Tuesday, May 01, 2012

Jesus Is for Losers, John Boehner!

CROWLEY: This is a time -- an economic time when people are hurting and have been hurting for quite some time.
Do you think that someone who is as wealthy as [Mitt Romney] is, who has had as much privilege as he is, has a hill to climb to overcome that?
BOEHNER: No. The American people don't want to vote for a loser. They don't want to vote for someone that hasn't been successful.

Of course, Boehner may be speaking the truth, technically-speaking.
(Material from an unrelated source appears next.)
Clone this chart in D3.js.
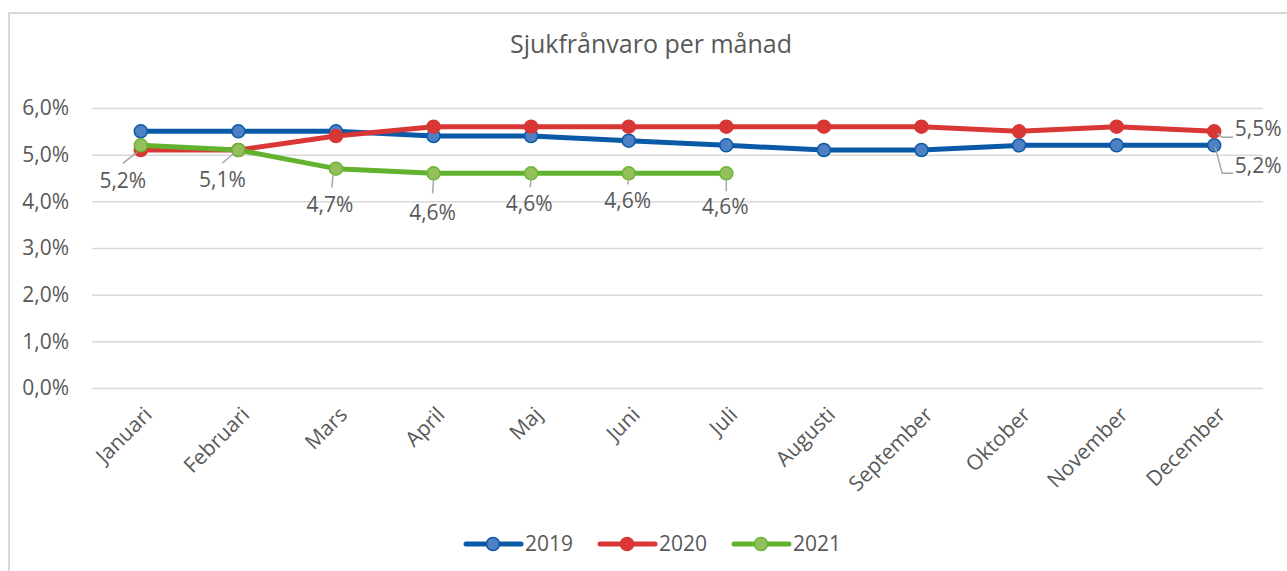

The American people tend to get duped pretty easily and tend to think that being successful in the private sector (regardless of how he got successful in the first place *Ahem* Daddy's big bucks lead him to a vulture capital system where he takes over the acquisitions of businesses, bleeds them dry, lays off thousands of people, robs them of their severance and retirement funds, and has the government bail out those same retirements, while scoring big profits) means that one knows how to handle public sector money well, too - regardless of the fact that much of their private sector wealth was built from the public sector.

If the American people believe this, and believe that not being financially successful makes the vast majority of Americans losers, well, it's because we have our priorities f***ed the f*** up.

And by "we" I mean specifically "we American Christians". We still believe in the god of mammon rather than the God of Compassion. We still follow the path of The American Dream more so than the Way of the Cross. We still think in terms of failures and winners and losers in terms of how much money, how many children, how big a house, how much education.

But Jesus is for "losers." So should we be.

Steve Taylor, "Jesus Is for Losers"

For more, here is Catholic Moral Theology: Missing the Point on Poverty.

In her reflection on Matthew 16:15 “Who do you say that I am?” Mother Teresa offers a powerful answer, beginning with the standard theological statements from the creed (You are the Second person of the Blessed Trinity, etc) and concludes:
Jesus is the Hungry – to be fed.
Jesus is the Thirsty – to be satiated.
Jesus is the Homeless – to be taken in
Jesus is the Sick – to be healed.
Jesus is the lonely – to be loved.
Jesus is the Unwanted – to be wanted.
Jesus is not like the poor. Jesus is the poor. Jesus is not like the unemployed father who cannot find work and for whom food stamps are the only thing preventing his children from going to bed hungry. Christ is not like single mother working two low-paying part time jobs surviving only through access to housing and child care subsidies. Jesus Christ is that father. Jesus Christ is that mother.